Janvier 1873 : Le même Zola, d’après « un vieil ami de Flaubert », indique que ce serait en apprenant la mort de Napoléon III (9 janvier 1873).

Avril 1873 : suivant le témoignage de Maurice Sand, rectifié.

Vers 1874 : d’après Zola lui-même qui a recueilli le motif de la bouche de Flaubert : « parce qu’on venait de décorer un coquin », motif identique à celui que donne Maurice Sand.

Ajoutons que Maxime Du Camp, après avoir lu l’article de Zola, lui écrivit le 12 décembre 1880 : « Il a cessé de porter le ruban rouge par une sorte de scrupule sentimental dont j’ai été le confident » (7). Là, pas de date et motif imprécis, mais on peut rapprocher, à cause du mot sentimental, ce que Zola écrivait dans Les Romanciers naturalistes du témoignage d’un « vieil ami de Flaubert ». Du Camp et Zola ont pu se rencontrer et parler de la question.

On constatera une fois de plus qu’il n’est pas toujours facile d’écrire l’histoire. En tout cas, il semble certain que Flaubert a renouvelé de temps en temps un geste qu’on peut bien qualifier de théâtral. Pour pouvoir arracher plusieurs fois son ruban devant témoins, il fallait bien l’avoir remis entretemps (8).

Voici la réponse (inédite) de Zola à Maurice Sand (9) :

Paris, 27 déc[embre 18]80.

Monsieur et cher confrère,

Votre lettre ne m’a été apportée que ces jours-ci, et je vous prie de m’excuser, si je ne vous ai pas dit plus tôt combien elle m’a intéressé et touché.

Merci mille fois de votre sympathie et merci pour les détails que vous me donnez. Je citerai peut-être l’anecdote de la décoration dans le café. Vous me le permettez, n’est-ce pas ? Tout notre pauvre et grand Flaubert est là-dedans.

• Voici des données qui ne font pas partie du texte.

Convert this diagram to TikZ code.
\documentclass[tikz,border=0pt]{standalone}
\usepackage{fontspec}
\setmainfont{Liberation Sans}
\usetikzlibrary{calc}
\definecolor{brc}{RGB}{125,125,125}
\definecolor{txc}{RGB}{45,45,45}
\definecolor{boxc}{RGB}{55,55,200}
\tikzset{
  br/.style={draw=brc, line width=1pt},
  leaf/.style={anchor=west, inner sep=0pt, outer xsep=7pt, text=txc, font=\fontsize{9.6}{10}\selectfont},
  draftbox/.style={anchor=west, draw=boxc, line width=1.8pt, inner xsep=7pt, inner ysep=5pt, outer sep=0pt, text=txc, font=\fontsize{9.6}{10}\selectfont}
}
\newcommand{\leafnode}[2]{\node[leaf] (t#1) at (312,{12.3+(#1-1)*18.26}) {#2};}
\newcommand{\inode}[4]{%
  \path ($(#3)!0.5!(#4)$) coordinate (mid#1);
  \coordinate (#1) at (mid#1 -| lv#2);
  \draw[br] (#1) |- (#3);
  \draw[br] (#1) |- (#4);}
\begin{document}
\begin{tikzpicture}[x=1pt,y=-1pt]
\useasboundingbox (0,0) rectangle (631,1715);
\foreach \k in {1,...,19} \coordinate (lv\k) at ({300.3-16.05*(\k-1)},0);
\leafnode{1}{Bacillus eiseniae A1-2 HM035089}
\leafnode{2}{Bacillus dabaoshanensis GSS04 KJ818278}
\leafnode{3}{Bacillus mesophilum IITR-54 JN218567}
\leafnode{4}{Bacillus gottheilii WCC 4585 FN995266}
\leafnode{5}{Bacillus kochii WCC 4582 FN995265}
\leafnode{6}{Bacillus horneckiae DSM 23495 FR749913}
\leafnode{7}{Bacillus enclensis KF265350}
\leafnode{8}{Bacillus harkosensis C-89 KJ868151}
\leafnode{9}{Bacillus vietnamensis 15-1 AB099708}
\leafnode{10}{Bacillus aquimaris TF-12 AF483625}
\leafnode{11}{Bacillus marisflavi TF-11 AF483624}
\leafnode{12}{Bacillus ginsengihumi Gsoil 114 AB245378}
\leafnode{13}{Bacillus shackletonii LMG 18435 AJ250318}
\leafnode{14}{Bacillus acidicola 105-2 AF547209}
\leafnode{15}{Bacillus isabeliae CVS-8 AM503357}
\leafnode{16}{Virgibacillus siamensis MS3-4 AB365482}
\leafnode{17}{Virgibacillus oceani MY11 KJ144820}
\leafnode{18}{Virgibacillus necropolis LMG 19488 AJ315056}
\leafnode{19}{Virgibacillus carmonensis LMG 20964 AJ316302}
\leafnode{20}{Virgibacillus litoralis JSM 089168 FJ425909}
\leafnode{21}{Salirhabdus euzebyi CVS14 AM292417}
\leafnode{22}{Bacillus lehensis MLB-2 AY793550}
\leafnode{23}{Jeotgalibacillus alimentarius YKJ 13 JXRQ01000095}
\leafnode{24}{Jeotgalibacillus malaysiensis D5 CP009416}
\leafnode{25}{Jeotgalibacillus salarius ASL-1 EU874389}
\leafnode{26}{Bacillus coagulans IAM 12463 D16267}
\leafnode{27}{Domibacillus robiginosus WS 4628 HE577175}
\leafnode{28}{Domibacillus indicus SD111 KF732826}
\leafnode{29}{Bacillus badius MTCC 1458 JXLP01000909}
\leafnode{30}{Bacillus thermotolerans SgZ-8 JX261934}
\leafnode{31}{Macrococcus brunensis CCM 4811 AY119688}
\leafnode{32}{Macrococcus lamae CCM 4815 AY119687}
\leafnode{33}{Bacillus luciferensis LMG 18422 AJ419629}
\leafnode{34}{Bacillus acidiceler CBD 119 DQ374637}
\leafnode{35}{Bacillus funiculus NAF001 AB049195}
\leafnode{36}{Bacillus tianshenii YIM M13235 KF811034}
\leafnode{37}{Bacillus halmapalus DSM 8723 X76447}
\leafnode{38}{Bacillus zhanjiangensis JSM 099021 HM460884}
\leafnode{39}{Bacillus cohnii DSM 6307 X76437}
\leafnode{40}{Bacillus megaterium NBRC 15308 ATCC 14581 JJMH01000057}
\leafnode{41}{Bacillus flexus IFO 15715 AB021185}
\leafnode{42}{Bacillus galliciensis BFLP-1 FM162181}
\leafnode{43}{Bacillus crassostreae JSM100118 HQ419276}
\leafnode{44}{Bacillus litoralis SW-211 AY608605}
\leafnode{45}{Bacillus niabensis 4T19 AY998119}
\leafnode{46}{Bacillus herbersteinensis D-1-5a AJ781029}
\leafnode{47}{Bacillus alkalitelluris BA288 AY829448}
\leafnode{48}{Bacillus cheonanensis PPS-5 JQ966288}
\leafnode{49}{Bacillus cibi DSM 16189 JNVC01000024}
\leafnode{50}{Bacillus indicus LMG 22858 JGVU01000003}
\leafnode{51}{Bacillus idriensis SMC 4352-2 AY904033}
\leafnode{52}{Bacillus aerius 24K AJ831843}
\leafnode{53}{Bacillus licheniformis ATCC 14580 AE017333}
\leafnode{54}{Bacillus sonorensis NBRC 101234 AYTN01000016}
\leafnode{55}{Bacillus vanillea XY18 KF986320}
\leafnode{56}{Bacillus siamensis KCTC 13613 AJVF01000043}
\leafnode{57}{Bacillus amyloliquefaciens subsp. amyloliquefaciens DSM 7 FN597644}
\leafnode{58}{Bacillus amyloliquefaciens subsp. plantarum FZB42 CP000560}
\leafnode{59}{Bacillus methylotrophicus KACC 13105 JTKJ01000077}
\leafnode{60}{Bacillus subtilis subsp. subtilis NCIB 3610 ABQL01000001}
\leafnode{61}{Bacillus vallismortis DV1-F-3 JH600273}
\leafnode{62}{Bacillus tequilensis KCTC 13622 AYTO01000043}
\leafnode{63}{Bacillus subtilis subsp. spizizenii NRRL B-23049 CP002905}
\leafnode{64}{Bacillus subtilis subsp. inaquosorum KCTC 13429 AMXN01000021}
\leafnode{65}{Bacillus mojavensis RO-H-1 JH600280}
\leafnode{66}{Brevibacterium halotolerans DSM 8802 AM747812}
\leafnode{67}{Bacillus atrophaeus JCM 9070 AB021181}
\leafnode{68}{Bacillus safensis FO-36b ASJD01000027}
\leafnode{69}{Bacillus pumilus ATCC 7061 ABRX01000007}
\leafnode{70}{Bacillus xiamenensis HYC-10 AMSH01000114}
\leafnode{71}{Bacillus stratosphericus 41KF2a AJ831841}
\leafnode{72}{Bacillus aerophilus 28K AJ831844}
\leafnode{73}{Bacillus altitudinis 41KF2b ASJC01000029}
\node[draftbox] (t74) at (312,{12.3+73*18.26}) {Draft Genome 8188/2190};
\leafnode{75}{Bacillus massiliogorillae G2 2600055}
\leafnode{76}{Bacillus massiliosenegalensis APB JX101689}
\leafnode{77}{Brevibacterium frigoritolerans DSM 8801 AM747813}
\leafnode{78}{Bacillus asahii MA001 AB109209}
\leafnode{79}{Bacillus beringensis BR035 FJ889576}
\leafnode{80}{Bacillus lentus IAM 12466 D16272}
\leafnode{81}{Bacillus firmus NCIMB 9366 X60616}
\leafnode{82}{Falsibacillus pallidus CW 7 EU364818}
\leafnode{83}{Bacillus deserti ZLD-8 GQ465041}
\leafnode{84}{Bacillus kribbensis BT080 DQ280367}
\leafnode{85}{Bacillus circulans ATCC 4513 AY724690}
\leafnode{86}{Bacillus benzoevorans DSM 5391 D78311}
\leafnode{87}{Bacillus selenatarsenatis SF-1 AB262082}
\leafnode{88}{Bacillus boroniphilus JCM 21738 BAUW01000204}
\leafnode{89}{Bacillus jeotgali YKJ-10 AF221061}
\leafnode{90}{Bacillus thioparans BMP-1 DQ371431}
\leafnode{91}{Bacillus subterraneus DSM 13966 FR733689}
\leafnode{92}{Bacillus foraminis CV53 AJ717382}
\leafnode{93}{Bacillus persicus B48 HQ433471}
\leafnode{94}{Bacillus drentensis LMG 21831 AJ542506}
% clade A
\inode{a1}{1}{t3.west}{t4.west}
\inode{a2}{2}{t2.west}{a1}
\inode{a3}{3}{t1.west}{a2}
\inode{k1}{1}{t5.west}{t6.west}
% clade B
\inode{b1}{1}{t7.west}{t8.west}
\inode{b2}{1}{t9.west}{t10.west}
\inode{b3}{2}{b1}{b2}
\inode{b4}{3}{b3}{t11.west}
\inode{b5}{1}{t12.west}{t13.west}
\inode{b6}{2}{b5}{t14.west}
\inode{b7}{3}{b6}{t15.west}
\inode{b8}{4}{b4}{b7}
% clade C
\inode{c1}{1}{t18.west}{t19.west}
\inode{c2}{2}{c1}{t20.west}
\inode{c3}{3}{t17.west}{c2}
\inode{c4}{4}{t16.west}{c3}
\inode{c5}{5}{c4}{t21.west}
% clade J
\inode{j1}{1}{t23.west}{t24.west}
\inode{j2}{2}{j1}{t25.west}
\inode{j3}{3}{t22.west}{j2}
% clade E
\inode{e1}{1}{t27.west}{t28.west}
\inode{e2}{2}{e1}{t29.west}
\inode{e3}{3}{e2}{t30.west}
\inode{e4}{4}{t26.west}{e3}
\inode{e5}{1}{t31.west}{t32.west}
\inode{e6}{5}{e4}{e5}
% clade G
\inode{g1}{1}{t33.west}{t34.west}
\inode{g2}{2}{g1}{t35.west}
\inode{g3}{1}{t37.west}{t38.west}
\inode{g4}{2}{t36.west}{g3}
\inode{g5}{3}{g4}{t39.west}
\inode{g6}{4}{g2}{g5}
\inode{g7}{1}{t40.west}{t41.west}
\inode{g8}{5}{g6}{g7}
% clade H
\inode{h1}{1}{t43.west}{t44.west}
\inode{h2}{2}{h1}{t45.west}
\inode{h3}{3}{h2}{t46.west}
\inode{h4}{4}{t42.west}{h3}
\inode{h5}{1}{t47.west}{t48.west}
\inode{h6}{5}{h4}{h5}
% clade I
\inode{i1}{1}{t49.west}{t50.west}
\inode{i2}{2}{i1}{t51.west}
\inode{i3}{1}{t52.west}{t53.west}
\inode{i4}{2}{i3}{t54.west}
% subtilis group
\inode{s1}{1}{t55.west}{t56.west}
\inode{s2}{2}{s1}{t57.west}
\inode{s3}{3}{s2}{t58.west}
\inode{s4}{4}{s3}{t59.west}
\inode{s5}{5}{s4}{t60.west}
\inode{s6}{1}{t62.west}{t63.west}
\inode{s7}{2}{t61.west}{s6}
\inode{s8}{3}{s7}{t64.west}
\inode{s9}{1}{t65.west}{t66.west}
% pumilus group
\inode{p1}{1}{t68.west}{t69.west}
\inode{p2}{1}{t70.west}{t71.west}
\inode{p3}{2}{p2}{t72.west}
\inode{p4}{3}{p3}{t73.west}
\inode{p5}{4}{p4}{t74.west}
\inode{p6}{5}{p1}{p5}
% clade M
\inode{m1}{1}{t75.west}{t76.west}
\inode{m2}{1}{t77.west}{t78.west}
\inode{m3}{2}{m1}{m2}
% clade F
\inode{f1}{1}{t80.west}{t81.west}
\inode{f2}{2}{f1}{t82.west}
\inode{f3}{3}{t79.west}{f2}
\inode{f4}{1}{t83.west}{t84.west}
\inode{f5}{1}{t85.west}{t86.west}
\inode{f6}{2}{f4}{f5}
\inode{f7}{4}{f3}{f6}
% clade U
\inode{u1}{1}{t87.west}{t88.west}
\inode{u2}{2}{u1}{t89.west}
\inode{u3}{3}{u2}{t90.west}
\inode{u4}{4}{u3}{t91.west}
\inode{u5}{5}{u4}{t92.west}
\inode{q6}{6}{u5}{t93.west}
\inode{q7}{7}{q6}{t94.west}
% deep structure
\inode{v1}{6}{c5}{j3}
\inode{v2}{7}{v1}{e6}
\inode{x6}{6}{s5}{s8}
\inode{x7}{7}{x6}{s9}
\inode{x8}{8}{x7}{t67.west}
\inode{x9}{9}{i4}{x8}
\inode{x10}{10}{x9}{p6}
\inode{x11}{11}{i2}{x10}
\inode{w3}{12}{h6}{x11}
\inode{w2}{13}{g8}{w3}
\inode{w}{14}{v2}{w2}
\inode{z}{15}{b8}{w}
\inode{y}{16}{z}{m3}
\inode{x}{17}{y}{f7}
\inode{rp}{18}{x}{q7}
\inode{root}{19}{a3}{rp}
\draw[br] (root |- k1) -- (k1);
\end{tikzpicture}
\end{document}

Veuillez me croire votre bien cordial et bien dévoué confrère.

Émile ZOLA

23, rue de Boulogne

[Adresse :]

Monsieur Maurice Sand

16, chaussée de la Muette

Passy E.V.

[Poste :]

Paris, 27 déc. 80

Paris-Passy, 27 déc. 80

Quand on regarde les cachets postaux, on se dit : Ah ! qu’elle marchait bien, sous la Troisième, la poste de nos aïeux !

Georges LUBIN

(Paris)

(1) Souvenirs littéraires, t. II, p. 390.

(2) Les Amis de Flaubert, n° 54, pp. 7-18. Absolvons cependant Du Camp sur un point : Flaubert fut bien réellement invité à Compiègne, du 12 au 16 novembre 1864. Du Camp se trompe seulement quant à l’époque, qu’il situe au moment de la parution de Salammbô.

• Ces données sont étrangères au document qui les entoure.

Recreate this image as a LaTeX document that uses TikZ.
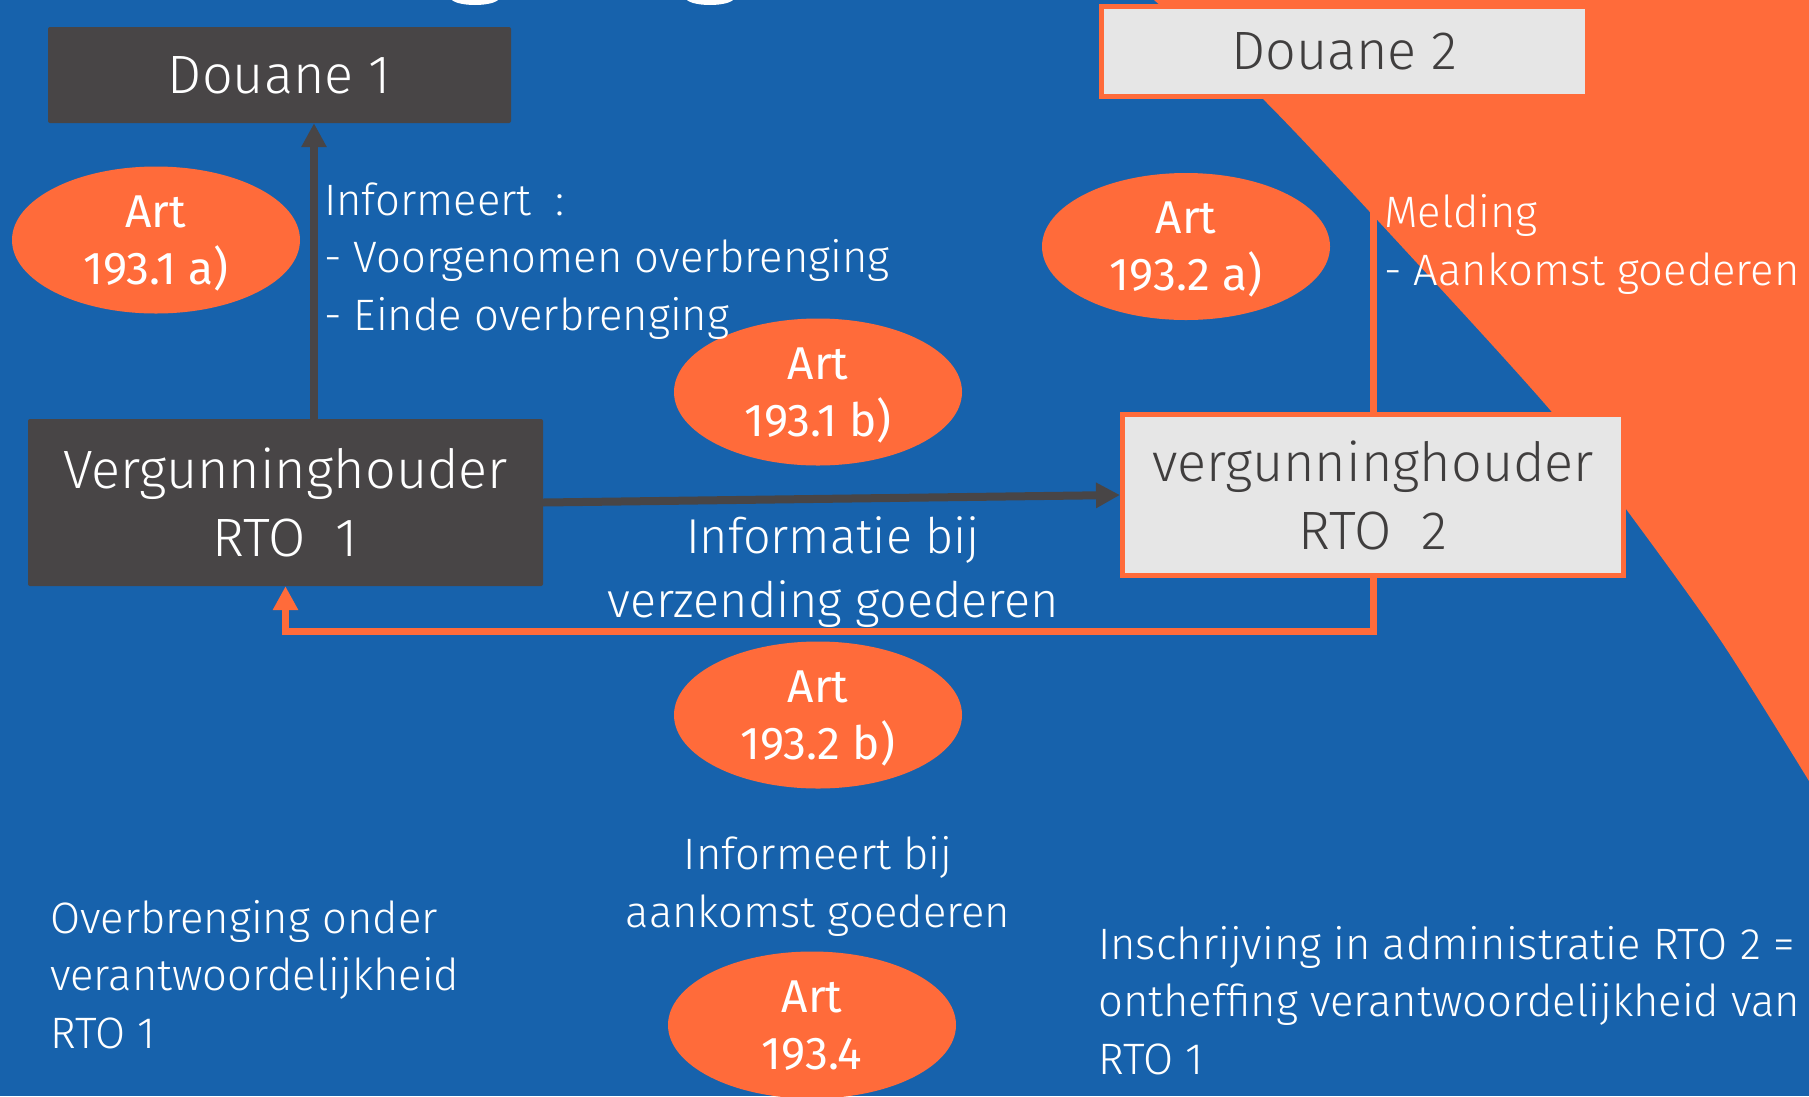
\documentclass[tikz,border=0pt]{standalone}
\usepackage{fontspec}
\setmainfont{Fira Sans}
\newfontfamily\lightfont{Fira Sans Light}
\newfontfamily\lblfont{Fira Sans Light}[FakeStretch=0.99]
\newfontfamily\regfont{Fira Sans}
\usetikzlibrary{shapes.geometric,arrows.meta,calc}
\definecolor{bgblue}{RGB}{23,98,172}
\definecolor{orng}{RGB}{255,107,58}
\definecolor{dgrey}{RGB}{72,69,70}
\definecolor{lgrey}{RGB}{230,230,230}
\definecolor{dtext}{RGB}{64,62,62}
\begin{document}
\begin{tikzpicture}[x=1pt,y=-1pt,
  darkbox/.style={rectangle, fill=dgrey, text=white, rounded corners=2pt, inner sep=0pt, align=center},
  lightbox/.style={rectangle, fill=lgrey, draw=orng, line width=5pt, text=dtext, inner sep=0pt, align=center},
  bigfont/.style={font=\lightfont\fontsize{54}{68}\selectfont},
  art/.style={ellipse, fill=orng, minimum width=288pt, minimum height=147pt, inner sep=0pt, text=white, align=center, text depth=0pt, font=\regfont\fontsize{46}{57}\selectfont},
  lbl/.style={text=white, inner sep=0pt, font=\lblfont\fontsize{44}{57.5}\selectfont},
  darrow/.style={draw=dgrey, line width=8pt, -{Triangle[length=24pt,width=24pt]}},
  oline/.style={draw=orng, line width=7pt},
  oarrow/.style={draw=orng, line width=7pt, -{Triangle[length=24pt,width=24pt]}}
]
\useasboundingbox (0,0) rectangle (1809,1096);
\fill[bgblue] (0,0) rectangle (1809,1096);
% orange background shape
\fill[orng] plot[smooth] coordinates {(1154,0) (1263,99) (1405,250) (1551,411) (1626,509) (1721,641) (1809,781)} -- (1809,0) -- cycle;
% fragments of the cut-off title
\fill[white] (475,-2) ellipse [x radius=24pt, y radius=7pt];
\fill[white] (710,-2) ellipse [x radius=24pt, y radius=7pt];

% boxes
\node[darkbox, bigfont, minimum width=463pt, minimum height=96pt] (d1) at (279.5,75) {Douane 1};
\node[lightbox, bigfont, minimum width=486pt, minimum height=90pt] (d2) at (1344.5,51.5) {Douane 2};
\node[darkbox, bigfont, minimum width=515pt, minimum height=167pt] (r1) at (285.5,502.5) {Vergunninghouder\\RTO~~1};
\node[lightbox, bigfont, minimum width=501pt, minimum height=161pt] (r2) at (1373,495) {vergunninghouder\\RTO~~2};

% connectors
\coordinate (ax) at (314,0);
\draw[darrow] (r1.north -| ax) -- (d1.south -| ax);
\draw[darrow] (r1.east) -- (r2.west);
\draw[oline] (d2.south -| r2.north) -- (r2.north);
\draw[oarrow] (r2.south) -- ++(0,53) -| (r1.south);

% article ellipses
\node[art] (e1) at (156,240) {Art\\193.1 a)};
\node[art] (e2) at (1186,246.5) {Art\\193.2 a)};
\node[art] (e3) at (818,392) {Art\\193.1 b)};
\node[art] (e4) at (818,715) {Art\\193.2 b)};
\node[art] (e5) at (812,1025) {Art\\193.4};

% labels (anchor base = baseline of the last line)
\node[lbl, anchor=base west, align=left] (t1) at (324,330) {Informeert~~:\\- Voorgenomen overbrenging\\- Einde overbrenging};
\node[lbl, anchor=base west, align=left] (t2) at (1384,285) {Melding\\- Aankomst goederen};
\node[lbl, anchor=base, align=center, font=\lblfont\fontsize{49}{64}\selectfont] (t3) at (833,617) {Informatie bij\\verzending goederen};
\node[lbl, anchor=base, align=center] (t4) at (818,927) {Informeert bij\\aankomst goederen};
\node[lbl, anchor=base west, align=left] (t5) at (50,1048) {Overbrenging onder\\verantwoordelijkheid\\RTO 1};
\node[lbl, anchor=base west, align=left] (t6) at (1098,1074) {Inschrijving in administratie RTO 2 =\\ontheffing verantwoordelijkheid van\\RTO 1};
\end{tikzpicture}
\end{document}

(3) Maxime Du Camp, Lettres inédites à Gustave Flaubert, procuré par Giovanni Bonnacorso et Rosa Maria di Stefano, Messine, Edas, 1978, p. 290.

(4) Satisfaction d’ailleurs relative. Aux Goncourt, le 16 août, Flaubert écrit : « Eh bien ? et vous ? J’ai été tout désappointé de voir à votre place Ponson du Terrail… Mon délire est d’ailleurs médiocre ». Et à Amélie Bosquet : « Ce qui me fait plaisir dans le ruban rouge, c’est la joie de ceux qui m’aiment ; c’est là le meilleur de la chose, je vous assure ». (Correspondance, éd. Librairie de France, t. III, pp. 64 et 65). Mais il est rare que les nouveaux décorés n’affectent pas un certain détachement. Flaubert n’échappe pas à la règle.

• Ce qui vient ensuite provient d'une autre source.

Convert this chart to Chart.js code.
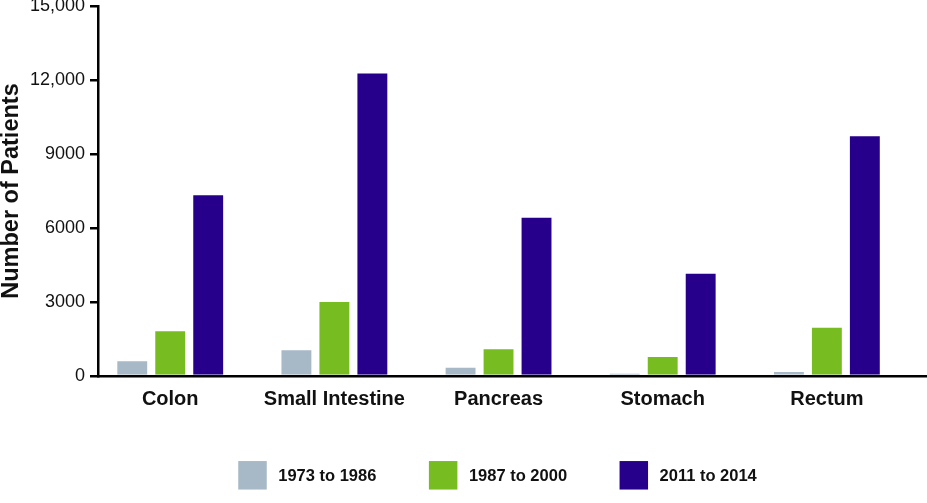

(5) Charpentier, 1881, p. 220

(6) Mes remerciements vont aussi à M. Jean-Claude Le Blond-Zola, qui avait bien voulu rechercher dans ses archives, et au docteur François-Émile Zola.

(7) Flaubert, Lettres inédites, publiées par Auriant, Sceaux, Palimugre, 1948, p. 144.

(8) M. André Dubuc me signale à propos de décorations que Flaubert a reçu aussi le Nicham-Iftikhar : l’annonce en a été faite sans commentaire dans la chronique locale du Journal de Rouen en trois lignes. C’était (évidemment) après Salammbô.

(9) Bibliothèque Historique de la Ville de Paris, Fonds Sand, H 625.